You may need install the following packages that are not included in the Python 3 standard library. If you do not have any of these installed, you can do do with pip:

boto3: pip install boto3
botocore: pip install botocore
rasterio: pip install rasterio
shapely: pip install Shapely
rio-cogeo: pip install rio-cogeo
[13]:
from datetime import datetime
from os.path import basename, join

import boto3
import rasterio
import pystac
from shapely.geometry import GeometryCollection, box, shape, mapping

Create SpaceNet Vegas STAC#

Initialize a STAC for the SpaceNet 2 dataset

[14]:
spacenet = pystac.Catalog(id="spacenet", description="SpaceNet 2 STAC")

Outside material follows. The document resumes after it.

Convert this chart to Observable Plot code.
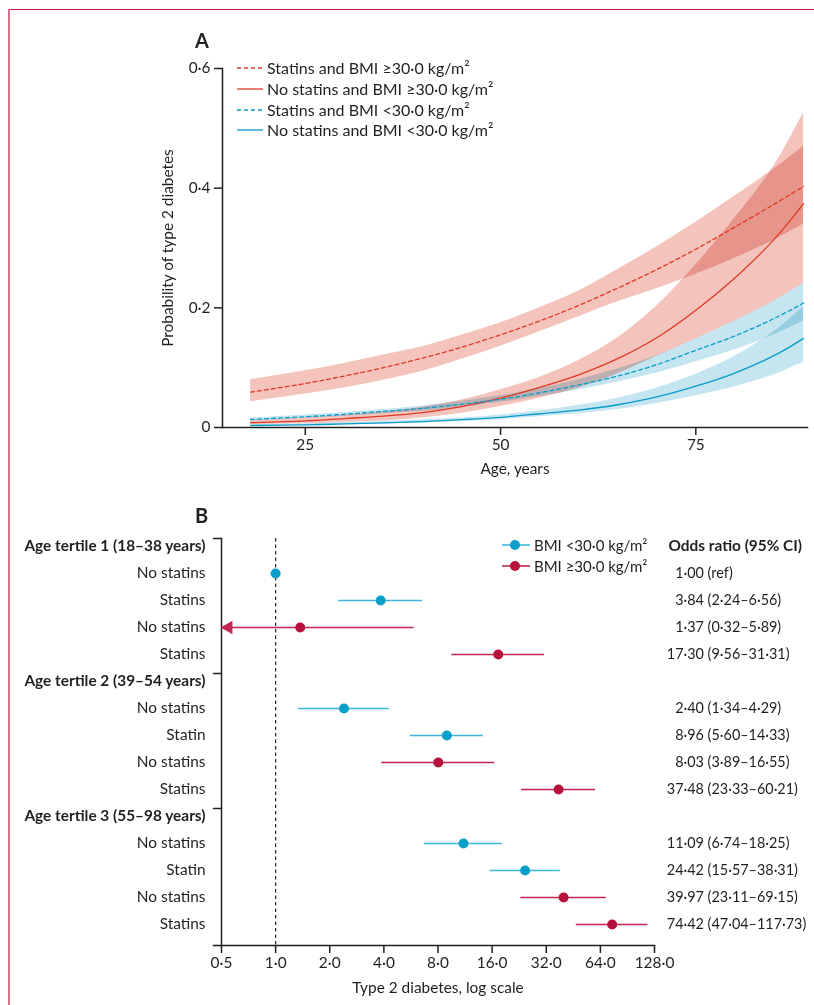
<!DOCTYPE html>
<html><head><meta charset="utf-8">
<script src="https://cdn.jsdelivr.net/npm/d3@7"></script>
<script src="https://cdn.jsdelivr.net/npm/@observablehq/plot@0.6"></script>
<style>
body{margin:0;background:#fff;font-family:Lato,"Open Sans",sans-serif;color:#231f20;}
#page{position:relative;width:814px;height:1005px;overflow:hidden;background:#fff;}
#bTop{position:absolute;left:8px;top:9px;right:0;border-top:1.5px solid #c4264a;}
#bLeft{position:absolute;left:8px;top:9px;bottom:0;border-left:2px solid #d8708a;}
.panelLetter{position:absolute;font-weight:bold;font-size:20px;line-height:20px;}
#plotA{position:absolute;left:0;top:0;}
#plotB{position:absolute;left:0;top:490px;}
.leg{position:absolute;height:20px;line-height:20px;white-space:nowrap;display:flex;align-items:center;}
.leg svg{display:block;margin-right:3px;}
svg text{fill:#231f20;}
</style></head>
<body><div id="page">
<div id="bTop"></div><div id="bLeft"></div>
<div id="plotA"></div><div id="plotB"></div>
<div class="panelLetter" style="left:195px;top:30px">A</div>
<div class="panelLetter" style="left:195px;top:505px">B</div>
</div>
<script>
// ---------- Panel A data ----------
const ages = [18, 25, 30, 35, 40, 45, 50, 55, 60, 65, 70, 75, 80, 85, 88.8];
const statinsObese     = [0.059, 0.0735, 0.086, 0.100, 0.116, 0.134, 0.155, 0.178, 0.204, 0.233, 0.264, 0.298, 0.335, 0.373, 0.403];
const statinsObeseLo   = [0.043, 0.056, 0.066, 0.079, 0.094, 0.114, 0.136, 0.160, 0.185, 0.210, 0.232, 0.256, 0.283, 0.313, 0.340];
const statinsObeseHi   = [0.080, 0.095, 0.107, 0.121, 0.135, 0.154, 0.175, 0.200, 0.228, 0.264, 0.302, 0.343, 0.387, 0.432, 0.470];
const noStatinsObese   = [0.008, 0.011, 0.015, 0.019, 0.025, 0.035, 0.049, 0.067, 0.088, 0.115, 0.150, 0.196, 0.250, 0.314, 0.374];
const noStatinsObeseLo = [0.0045, 0.0065, 0.0085, 0.011, 0.016, 0.024, 0.035, 0.049, 0.066, 0.090, 0.119, 0.148, 0.178, 0.211, 0.241];
const noStatinsObeseHi = [0.012, 0.016, 0.020, 0.026, 0.034, 0.046, 0.063, 0.084, 0.112, 0.150, 0.203, 0.272, 0.350, 0.437, 0.526];
const statinsLean      = [0.0134, 0.018, 0.022, 0.027, 0.032, 0.039, 0.047, 0.058, 0.071, 0.086, 0.105, 0.129, 0.153, 0.182, 0.208];
const statinsLeanLo    = [0.0112, 0.0155, 0.019, 0.023, 0.027, 0.034, 0.042, 0.052, 0.063, 0.076, 0.091, 0.110, 0.130, 0.155, 0.178];
const statinsLeanHi    = [0.0158, 0.021, 0.025, 0.030, 0.036, 0.044, 0.053, 0.065, 0.080, 0.098, 0.120, 0.148, 0.178, 0.211, 0.241];
const noStatinsLean    = [0.0033, 0.0045, 0.006, 0.0078, 0.0098, 0.013, 0.017, 0.023, 0.029, 0.038, 0.051, 0.069, 0.091, 0.120, 0.149];
const noStatinsLeanLo  = [0.0022, 0.0032, 0.0044, 0.0058, 0.0076, 0.010, 0.0135, 0.018, 0.023, 0.030, 0.040, 0.053, 0.068, 0.088, 0.109];
const noStatinsLeanHi  = [0.0048, 0.0063, 0.008, 0.0102, 0.0128, 0.016, 0.021, 0.028, 0.037, 0.049, 0.066, 0.089, 0.119, 0.160, 0.202];
const seriesNames = ["Statins and BMI ≥30·0 kg/m²", "No statins and BMI ≥30·0 kg/m²", "Statins and BMI <30·0 kg/m²", "No statins and BMI <30·0 kg/m²"];
const yTicksA = [0, 0.2, 0.4, 0.6];
const xTicksA = [25, 50, 75];

// ---------- Panel B data ----------
const rowLabels = ["Age tertile 1 (18–38 years)", "No statins", "Statins", "No statins", "Statins",
  "Age tertile 2 (39–54 years)", "No statins", "Statin", "No statins", "Statins",
  "Age tertile 3 (55–98 years)", "No statins", "Statin", "No statins", "Statins"];
const bmiGroup = [null, "<30", "<30", "≥30", "≥30", null, "<30", "<30", "≥30", "≥30", null, "<30", "<30", "≥30", "≥30"];
const oddsRatio = [null, 1.00, 3.84, 1.37, 17.30, null, 2.40, 8.96, 8.03, 37.48, null, 11.09, 24.42, 39.97, 74.42];
const ciLow  = [null, null, 2.24, 0.32, 9.56, null, 1.34, 5.60, 3.89, 23.33, null, 6.74, 15.57, 23.11, 47.04];
const ciHigh = [null, null, 6.56, 5.89, 31.31, null, 4.29, 14.33, 16.55, 60.21, null, 18.25, 38.31, 69.15, 117.73];
const xTicksB = [0.5, 1, 2, 4, 8, 16, 32, 64, 128];
const legendB = ["BMI <30·0 kg/m²", "BMI ≥30·0 kg/m²"];

// ---------- styles ----------
const RED_LINE = "#dd3b27", BLUE_LINE = "#0a9bc9";
const RED_BAND = "#f3c3bc", BLUE_BAND = "#c5e5f0";
const BLUE_DOT = "#0a9fc8", RED_DOT = "#b5113c";
const BLUE_CI = "#3fb6dc", RED_CI = "#c2274f";
const INK = "#231f20";
const FONT = "Lato, 'Open Sans', sans-serif";
const FS = 15.4;
const FS_OR = 14.4;
const fmt = (v, d) => v.toFixed(d).replace(".", "·");

const series = [
  {name: seriesNames[0], v: statinsObese, lo: statinsObeseLo, hi: statinsObeseHi, stroke: RED_LINE, band: RED_BAND, dash: "4,3"},
  {name: seriesNames[1], v: noStatinsObese, lo: noStatinsObeseLo, hi: noStatinsObeseHi, stroke: RED_LINE, band: RED_BAND, dash: null},
  {name: seriesNames[2], v: statinsLean, lo: statinsLeanLo, hi: statinsLeanHi, stroke: BLUE_LINE, band: BLUE_BAND, dash: "4,3"},
  {name: seriesNames[3], v: noStatinsLean, lo: noStatinsLeanLo, hi: noStatinsLeanHi, stroke: BLUE_LINE, band: BLUE_BAND, dash: null}
];
const rowsOf = s => ages.map((a, i) => ({age: a, p: s.v[i], lo: s.lo[i], hi: s.hi[i]}));

const marksA = [];
for (const s of series) {
  marksA.push(Plot.areaY(rowsOf(s), {x: "age", y1: "lo", y2: "hi", fill: s.band, curve: "catmull-rom", mixBlendMode: "multiply"}));
}
for (const s of series) {
  marksA.push(Plot.line(rowsOf(s), {x: "age", y: "p", stroke: s.stroke, strokeWidth: 1.3, curve: "catmull-rom", strokeDasharray: s.dash || undefined}));
}
marksA.push(
  Plot.frame({anchor: "left", stroke: INK, strokeWidth: 1.5}),
  Plot.frame({anchor: "bottom", stroke: INK, strokeWidth: 1.5}),
  Plot.axisY({ticks: yTicksA, tickFormat: d => d === 0 ? "0" : fmt(d, 1), tickSize: 8, tickPadding: 4, label: null, strokeWidth: 1.5}),
  Plot.axisX({ticks: xTicksA, tickSize: 8, tickPadding: 4, label: null, strokeWidth: 1.5}),
  Plot.text(["Probability of type 2 diabetes"], {frameAnchor: "left", textAnchor: "middle", text: d => d, rotate: -90, dx: -54, fontSize: FS}),
  Plot.text(["Age, years"], {frameAnchor: "bottom", text: d => d, dy: 46, fontSize: FS})
);

const plotA = Plot.plot({
  width: 814, height: 490,
  marginLeft: 222, marginRight: 7, marginTop: 68, marginBottom: 63,
  style: {fontFamily: FONT, fontSize: FS + "px", color: INK, background: "transparent", overflow: "visible"},
  x: {domain: [14.4, 89.3], axis: null},
  y: {domain: [0, 0.6], axis: null},
  marks: marksA
});
document.getElementById("plotA").appendChild(plotA);

// Legend A
const page = document.getElementById("page");
series.forEach((s, i) => {
  const d = document.createElement("div");
  d.className = "leg";
  d.style.left = "236px";
  d.style.top = (58 + i * 20.8) + "px";
  d.style.fontSize = "16px";
  d.innerHTML = `<svg width="28" height="20"><line x1="1" x2="27" y1="10" y2="10" stroke="${s.stroke}" stroke-width="1.3" ${s.dash ? `stroke-dasharray="${s.dash}"` : ""}/></svg><span>${s.name}</span>`;
  page.appendChild(d);
});

// ---------- Panel B ----------
const rows = rowLabels.map((label, i) => ({
  i, label, header: bmiGroup[i] === null, group: bmiGroup[i],
  or: oddsRatio[i], lo: ciLow[i], hi: ciHigh[i]
}));
const headers = rows.filter(d => d.header);
const est = rows.filter(d => d.or != null);
const withCI = est.filter(d => d.lo != null);
const colorOf = d => d.group === "<30" ? BLUE_DOT : RED_DOT;
const ciColorOf = d => d.group === "<30" ? BLUE_CI : RED_CI;
const orText = d => d.lo == null ? "(ref)" : `(${fmt(d.lo, 2)}–${fmt(d.hi, 2)})`;
const intPart = d => String(Math.floor(d.or));

const plotB = Plot.plot({
  width: 814, height: 515,
  marginLeft: 221, marginRight: 160, marginTop: 48, marginBottom: 60,
  style: {fontFamily: FONT, fontSize: FS + "px", color: INK, background: "transparent", overflow: "visible"},
  x: {type: "log", base: 2, domain: [0.5, 128], clamp: true, axis: null},
  y: {type: "point", domain: rows.map(d => d.i), range: [55, 435], padding: 0, axis: null},
  marks: [
    Plot.ruleX([1], {stroke: INK, strokeWidth: 1.2, strokeDasharray: "3.5,3"}),
    Plot.frame({anchor: "left", stroke: INK, strokeWidth: 1.5}),
    Plot.frame({anchor: "bottom", stroke: INK, strokeWidth: 1.5, insetLeft: -8}),
    Plot.vector(headers, {x: 0.5, y: "i", length: 8, rotate: 270, anchor: "start", dy: -8, stroke: INK, strokeWidth: 1.5,
      shape: {draw(ctx, l) { ctx.moveTo(0, 0); ctx.lineTo(0, -l); }}}),
    Plot.axisX({ticks: xTicksB, tickFormat: d => fmt(d, 1), tickSize: 8, tickPadding: 4, label: null, strokeWidth: 1.5}),
    Plot.ruleY(withCI, {y: "i", x1: "lo", x2: "hi", stroke: ciColorOf, strokeWidth: 1.6}),
    Plot.dot(withCI.filter(d => d.lo < 0.5), {x: "lo", y: "i", symbol: "triangle2", rotate: -90, r: 6.5, fill: ciColorOf, dx: 7}),
    Plot.dot(est, {x: "or", y: "i", r: 5, fill: colorOf}),
    Plot.text(headers, {y: "i", frameAnchor: "left", text: "label", textAnchor: "end", dx: -16, fontWeight: "bold", fontSize: FS}),
    Plot.text(rows.filter(d => !d.header), {y: "i", frameAnchor: "left", text: "label", textAnchor: "end", dx: -16, fontSize: FS}),
    Plot.text(headers.slice(0, 1), {y: "i", x: () => 128, text: () => "Odds ratio (95% CI)", textAnchor: "start", dx: 14, fontWeight: "bold", fontSize: FS}),
    Plot.text(est, {y: "i", x: () => 128, text: intPart, textAnchor: "end", dx: 29, fontSize: FS_OR}),
    Plot.text(est, {y: "i", x: () => 128, text: d => fmt(d.or, 2).slice(intPart(d).length) + " " + orText(d), textAnchor: "start", dx: 29, fontSize: FS_OR}),
    Plot.text(["Type 2 diabetes, log scale"], {frameAnchor: "bottom", text: d => d, dy: 47, fontSize: FS})
  ]
});
document.getElementById("plotB").appendChild(plotB);

// Legend B
legendB.forEach((name, k) => {
  const c = k === 0 ? BLUE_DOT : RED_DOT, lc = k === 0 ? BLUE_CI : RED_CI;
  const d = document.createElement("div");
  d.className = "leg";
  d.style.left = "501px";
  d.style.top = (535 + k * 21) + "px";
  d.style.fontSize = "15px";
  d.innerHTML = `<svg width="30" height="20"><line x1="1" x2="29" y1="10" y2="10" stroke="${lc}" stroke-width="1.6"/><circle cx="14" cy="10" r="5" fill="${c}"/></svg><span>${name}</span>`;
  page.appendChild(d);
});
</script>
</body></html>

We do not yet know the spatial extent of the Vegas AOI. We will need to determine it when we download all of the images. As a placeholder we will create a spatial extent of null values.

[15]:
sp_extent = pystac.SpatialExtent([None, None, None, None])

The capture date for SpaceNet 2 Vegas imagery is October 22, 2015. Create a python datetime object using that date

[16]:
capture_date = datetime.strptime("2015-10-22", "%Y-%m-%d")
tmp_extent = pystac.TemporalExtent([(capture_date, None)])

Create an Extent object that will define both the spatial and temporal extents of the Vegas collection

[17]:
extent = pystac.Extent(sp_extent, tmp_extent)

Create a collection that will encompass the Vegas data and add to the spacenet catalog

[18]:
vegas = pystac.Collection(
    id="vegas", description="Vegas SpaceNet 2 dataset", extent=extent
)
spacenet.add_child(vegas)
[18]:
[19]:
spacenet.describe()
* <Catalog id=spacenet>
    * <Collection id=vegas>

Find the locations of SpaceNet images. In order to make this example quicker, we will limit the number of scenes that we use to 10.

[20]:
client = boto3.client("s3")
scenes = client.list_objects(
    Bucket="spacenet-dataset",
    Prefix="spacenet/SN2_buildings/train/AOI_2_Vegas/PS-RGB/",
    MaxKeys=20,
)
scenes = [s["Key"] for s in scenes["Contents"] if s["Key"].endswith(".tif")][0:10]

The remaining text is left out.